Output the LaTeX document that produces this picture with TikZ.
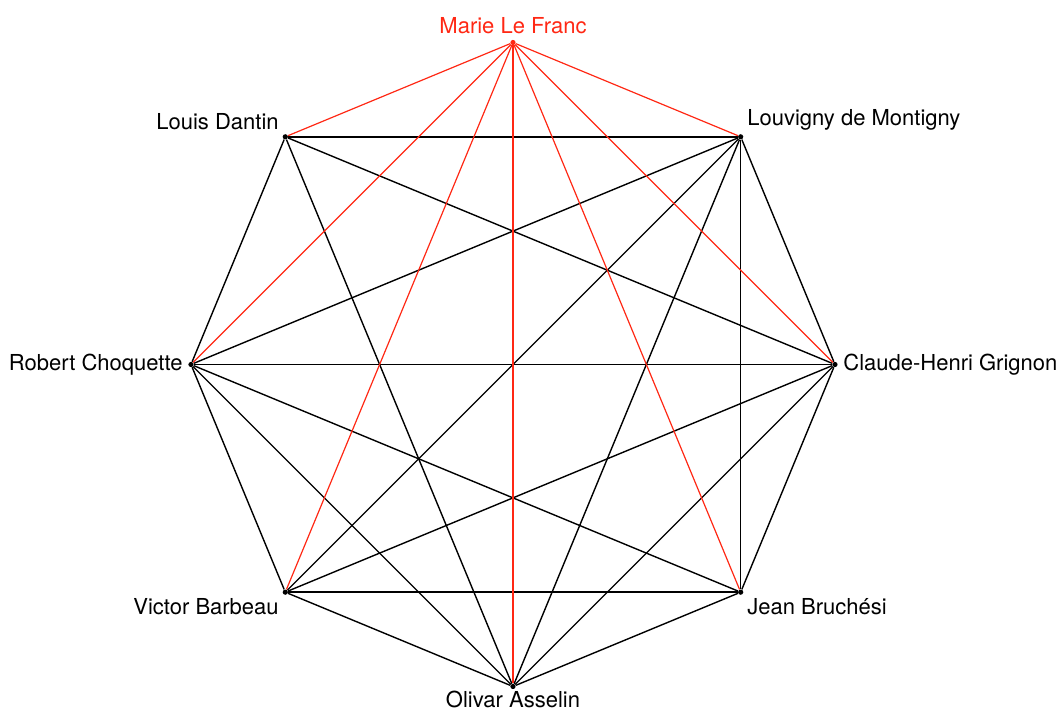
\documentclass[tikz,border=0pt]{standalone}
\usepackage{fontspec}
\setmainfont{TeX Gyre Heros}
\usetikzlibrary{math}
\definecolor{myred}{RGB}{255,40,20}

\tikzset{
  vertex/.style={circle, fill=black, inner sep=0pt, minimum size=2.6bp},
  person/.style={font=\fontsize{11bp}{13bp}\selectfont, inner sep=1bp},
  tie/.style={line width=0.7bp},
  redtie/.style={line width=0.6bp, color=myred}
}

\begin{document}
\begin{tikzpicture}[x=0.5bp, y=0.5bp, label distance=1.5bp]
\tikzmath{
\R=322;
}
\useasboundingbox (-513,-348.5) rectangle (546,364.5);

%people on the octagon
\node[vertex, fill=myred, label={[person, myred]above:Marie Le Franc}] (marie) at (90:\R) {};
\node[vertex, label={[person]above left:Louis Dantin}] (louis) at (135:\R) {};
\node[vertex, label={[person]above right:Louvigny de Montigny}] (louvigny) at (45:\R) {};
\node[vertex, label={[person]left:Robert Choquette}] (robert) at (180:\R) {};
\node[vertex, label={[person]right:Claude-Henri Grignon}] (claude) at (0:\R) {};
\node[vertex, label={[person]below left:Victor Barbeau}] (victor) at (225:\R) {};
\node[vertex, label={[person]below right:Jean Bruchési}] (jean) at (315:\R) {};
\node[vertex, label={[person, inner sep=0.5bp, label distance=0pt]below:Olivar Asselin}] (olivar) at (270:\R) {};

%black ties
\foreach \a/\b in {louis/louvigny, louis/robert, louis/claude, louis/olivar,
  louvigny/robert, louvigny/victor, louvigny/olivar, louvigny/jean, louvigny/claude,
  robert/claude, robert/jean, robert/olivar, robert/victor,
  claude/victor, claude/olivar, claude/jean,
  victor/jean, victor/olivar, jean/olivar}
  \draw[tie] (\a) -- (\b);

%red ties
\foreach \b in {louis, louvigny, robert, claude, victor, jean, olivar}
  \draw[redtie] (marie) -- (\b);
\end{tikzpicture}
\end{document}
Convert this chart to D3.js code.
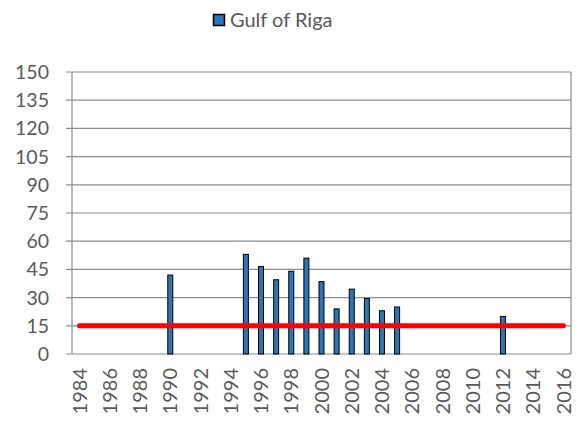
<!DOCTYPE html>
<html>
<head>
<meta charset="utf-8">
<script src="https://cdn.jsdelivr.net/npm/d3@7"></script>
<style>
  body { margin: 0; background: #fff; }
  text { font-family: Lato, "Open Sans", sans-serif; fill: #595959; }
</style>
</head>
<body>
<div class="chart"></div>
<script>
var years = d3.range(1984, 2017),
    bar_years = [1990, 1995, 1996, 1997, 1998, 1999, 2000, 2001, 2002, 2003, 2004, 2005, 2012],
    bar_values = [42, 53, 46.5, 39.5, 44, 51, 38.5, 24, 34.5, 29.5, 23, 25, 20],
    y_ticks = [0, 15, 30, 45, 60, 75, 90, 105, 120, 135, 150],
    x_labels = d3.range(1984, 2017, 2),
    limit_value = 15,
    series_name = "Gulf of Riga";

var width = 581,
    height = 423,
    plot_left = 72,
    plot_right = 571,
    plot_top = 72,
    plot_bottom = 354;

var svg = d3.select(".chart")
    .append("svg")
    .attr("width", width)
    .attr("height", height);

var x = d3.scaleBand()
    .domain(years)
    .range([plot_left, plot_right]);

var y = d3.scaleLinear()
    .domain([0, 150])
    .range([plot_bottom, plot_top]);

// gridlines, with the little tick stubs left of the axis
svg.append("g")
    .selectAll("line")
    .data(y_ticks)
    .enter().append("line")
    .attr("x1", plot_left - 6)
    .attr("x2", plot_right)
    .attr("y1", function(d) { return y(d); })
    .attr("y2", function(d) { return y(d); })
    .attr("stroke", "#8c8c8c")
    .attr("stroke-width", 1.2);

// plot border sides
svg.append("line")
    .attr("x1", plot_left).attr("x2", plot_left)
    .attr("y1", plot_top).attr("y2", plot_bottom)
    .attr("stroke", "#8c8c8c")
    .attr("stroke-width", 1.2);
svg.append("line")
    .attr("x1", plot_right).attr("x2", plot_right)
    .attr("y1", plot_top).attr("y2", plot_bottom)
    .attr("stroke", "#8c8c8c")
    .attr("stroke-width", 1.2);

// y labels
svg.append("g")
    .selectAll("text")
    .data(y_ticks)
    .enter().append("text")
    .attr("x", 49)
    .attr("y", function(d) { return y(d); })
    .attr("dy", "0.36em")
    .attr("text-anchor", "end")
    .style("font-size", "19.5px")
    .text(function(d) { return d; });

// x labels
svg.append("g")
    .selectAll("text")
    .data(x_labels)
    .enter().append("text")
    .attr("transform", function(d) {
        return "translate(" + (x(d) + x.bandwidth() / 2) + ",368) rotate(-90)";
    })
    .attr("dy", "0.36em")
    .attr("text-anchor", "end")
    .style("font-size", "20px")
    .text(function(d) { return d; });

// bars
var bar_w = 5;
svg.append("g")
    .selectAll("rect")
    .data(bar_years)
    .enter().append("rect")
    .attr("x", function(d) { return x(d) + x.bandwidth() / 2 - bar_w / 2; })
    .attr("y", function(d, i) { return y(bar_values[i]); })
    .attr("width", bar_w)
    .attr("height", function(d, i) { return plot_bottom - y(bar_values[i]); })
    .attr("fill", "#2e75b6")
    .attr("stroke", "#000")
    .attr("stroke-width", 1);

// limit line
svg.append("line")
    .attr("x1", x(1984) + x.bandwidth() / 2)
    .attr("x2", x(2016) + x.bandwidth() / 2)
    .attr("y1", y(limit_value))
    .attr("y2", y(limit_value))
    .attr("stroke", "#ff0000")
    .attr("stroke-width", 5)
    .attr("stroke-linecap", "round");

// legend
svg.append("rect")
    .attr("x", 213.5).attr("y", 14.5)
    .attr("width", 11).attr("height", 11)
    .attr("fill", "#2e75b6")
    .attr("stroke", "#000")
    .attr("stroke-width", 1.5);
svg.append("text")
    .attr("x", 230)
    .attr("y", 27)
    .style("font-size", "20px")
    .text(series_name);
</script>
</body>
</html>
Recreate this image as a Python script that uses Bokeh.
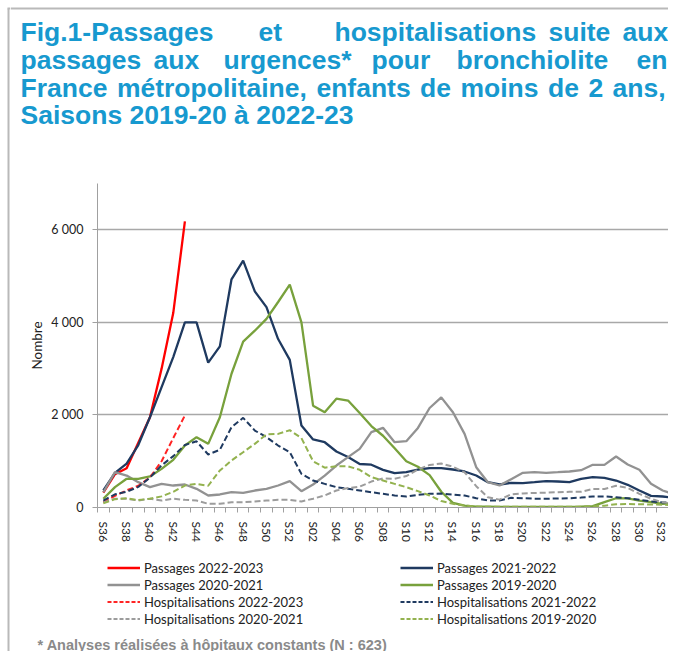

------------------------

Request. Replicate the material above verbatim; images stay out of the copy.

Answer to this problem.
Output the LaTeX document that produces this picture with TikZ.
\documentclass[tikz,border=0pt]{standalone}
\usepackage{fontspec}
\setmainfont{TeX Gyre Heros}
\usetikzlibrary{math}
\definecolor{myred}{RGB}{255,40,20}

\tikzset{
  vertex/.style={circle, fill=black, inner sep=0pt, minimum size=2.6bp},
  person/.style={font=\fontsize{11bp}{13bp}\selectfont, inner sep=1bp},
  tie/.style={line width=0.7bp},
  redtie/.style={line width=0.6bp, color=myred}
}

\begin{document}
\begin{tikzpicture}[x=0.5bp, y=0.5bp, label distance=1.5bp]
\tikzmath{
\R=322;
}
\useasboundingbox (-513,-348.5) rectangle (546,364.5);

%people on the octagon
\node[vertex, fill=myred, label={[person, myred]above:Marie Le Franc}] (marie) at (90:\R) {};
\node[vertex, label={[person]above left:Louis Dantin}] (louis) at (135:\R) {};
\node[vertex, label={[person]above right:Louvigny de Montigny}] (louvigny) at (45:\R) {};
\node[vertex, label={[person]left:Robert Choquette}] (robert) at (180:\R) {};
\node[vertex, label={[person]right:Claude-Henri Grignon}] (claude) at (0:\R) {};
\node[vertex, label={[person]below left:Victor Barbeau}] (victor) at (225:\R) {};
\node[vertex, label={[person]below right:Jean Bruchési}] (jean) at (315:\R) {};
\node[vertex, label={[person, inner sep=0.5bp, label distance=0pt]below:Olivar Asselin}] (olivar) at (270:\R) {};

%black ties
\foreach \a/\b in {louis/louvigny, louis/robert, louis/claude, louis/olivar,
  louvigny/robert, louvigny/victor, louvigny/olivar, louvigny/jean, louvigny/claude,
  robert/claude, robert/jean, robert/olivar, robert/victor,
  claude/victor, claude/olivar, claude/jean,
  victor/jean, victor/olivar, jean/olivar}
  \draw[tie] (\a) -- (\b);

%red ties
\foreach \b in {louis, louvigny, robert, claude, victor, jean, olivar}
  \draw[redtie] (marie) -- (\b);
\end{tikzpicture}
\end{document}
Convert this chart to D3.js code.
<!DOCTYPE html>
<html>
<head>
<meta charset="utf-8">
<script src="https://cdn.jsdelivr.net/npm/d3@7"></script>
<style>
  body { margin: 0; background: #fff; }
  text { font-family: Lato, "Open Sans", sans-serif; fill: #595959; }
</style>
</head>
<body>
<div class="chart"></div>
<script>
var years = d3.range(1984, 2017),
    bar_years = [1990, 1995, 1996, 1997, 1998, 1999, 2000, 2001, 2002, 2003, 2004, 2005, 2012],
    bar_values = [42, 53, 46.5, 39.5, 44, 51, 38.5, 24, 34.5, 29.5, 23, 25, 20],
    y_ticks = [0, 15, 30, 45, 60, 75, 90, 105, 120, 135, 150],
    x_labels = d3.range(1984, 2017, 2),
    limit_value = 15,
    series_name = "Gulf of Riga";

var width = 581,
    height = 423,
    plot_left = 72,
    plot_right = 571,
    plot_top = 72,
    plot_bottom = 354;

var svg = d3.select(".chart")
    .append("svg")
    .attr("width", width)
    .attr("height", height);

var x = d3.scaleBand()
    .domain(years)
    .range([plot_left, plot_right]);

var y = d3.scaleLinear()
    .domain([0, 150])
    .range([plot_bottom, plot_top]);

// gridlines, with the little tick stubs left of the axis
svg.append("g")
    .selectAll("line")
    .data(y_ticks)
    .enter().append("line")
    .attr("x1", plot_left - 6)
    .attr("x2", plot_right)
    .attr("y1", function(d) { return y(d); })
    .attr("y2", function(d) { return y(d); })
    .attr("stroke", "#8c8c8c")
    .attr("stroke-width", 1.2);

// plot border sides
svg.append("line")
    .attr("x1", plot_left).attr("x2", plot_left)
    .attr("y1", plot_top).attr("y2", plot_bottom)
    .attr("stroke", "#8c8c8c")
    .attr("stroke-width", 1.2);
svg.append("line")
    .attr("x1", plot_right).attr("x2", plot_right)
    .attr("y1", plot_top).attr("y2", plot_bottom)
    .attr("stroke", "#8c8c8c")
    .attr("stroke-width", 1.2);

// y labels
svg.append("g")
    .selectAll("text")
    .data(y_ticks)
    .enter().append("text")
    .attr("x", 49)
    .attr("y", function(d) { return y(d); })
    .attr("dy", "0.36em")
    .attr("text-anchor", "end")
    .style("font-size", "19.5px")
    .text(function(d) { return d; });

// x labels
svg.append("g")
    .selectAll("text")
    .data(x_labels)
    .enter().append("text")
    .attr("transform", function(d) {
        return "translate(" + (x(d) + x.bandwidth() / 2) + ",368) rotate(-90)";
    })
    .attr("dy", "0.36em")
    .attr("text-anchor", "end")
    .style("font-size", "20px")
    .text(function(d) { return d; });

// bars
var bar_w = 5;
svg.append("g")
    .selectAll("rect")
    .data(bar_years)
    .enter().append("rect")
    .attr("x", function(d) { return x(d) + x.bandwidth() / 2 - bar_w / 2; })
    .attr("y", function(d, i) { return y(bar_values[i]); })
    .attr("width", bar_w)
    .attr("height", function(d, i) { return plot_bottom - y(bar_values[i]); })
    .attr("fill", "#2e75b6")
    .attr("stroke", "#000")
    .attr("stroke-width", 1);

// limit line
svg.append("line")
    .attr("x1", x(1984) + x.bandwidth() / 2)
    .attr("x2", x(2016) + x.bandwidth() / 2)
    .attr("y1", y(limit_value))
    .attr("y2", y(limit_value))
    .attr("stroke", "#ff0000")
    .attr("stroke-width", 5)
    .attr("stroke-linecap", "round");

// legend
svg.append("rect")
    .attr("x", 213.5).attr("y", 14.5)
    .attr("width", 11).attr("height", 11)
    .attr("fill", "#2e75b6")
    .attr("stroke", "#000")
    .attr("stroke-width", 1.5);
svg.append("text")
    .attr("x", 230)
    .attr("y", 27)
    .style("font-size", "20px")
    .text(series_name);
</script>
</body>
</html>
Recreate this image as a Python script that uses Bokeh.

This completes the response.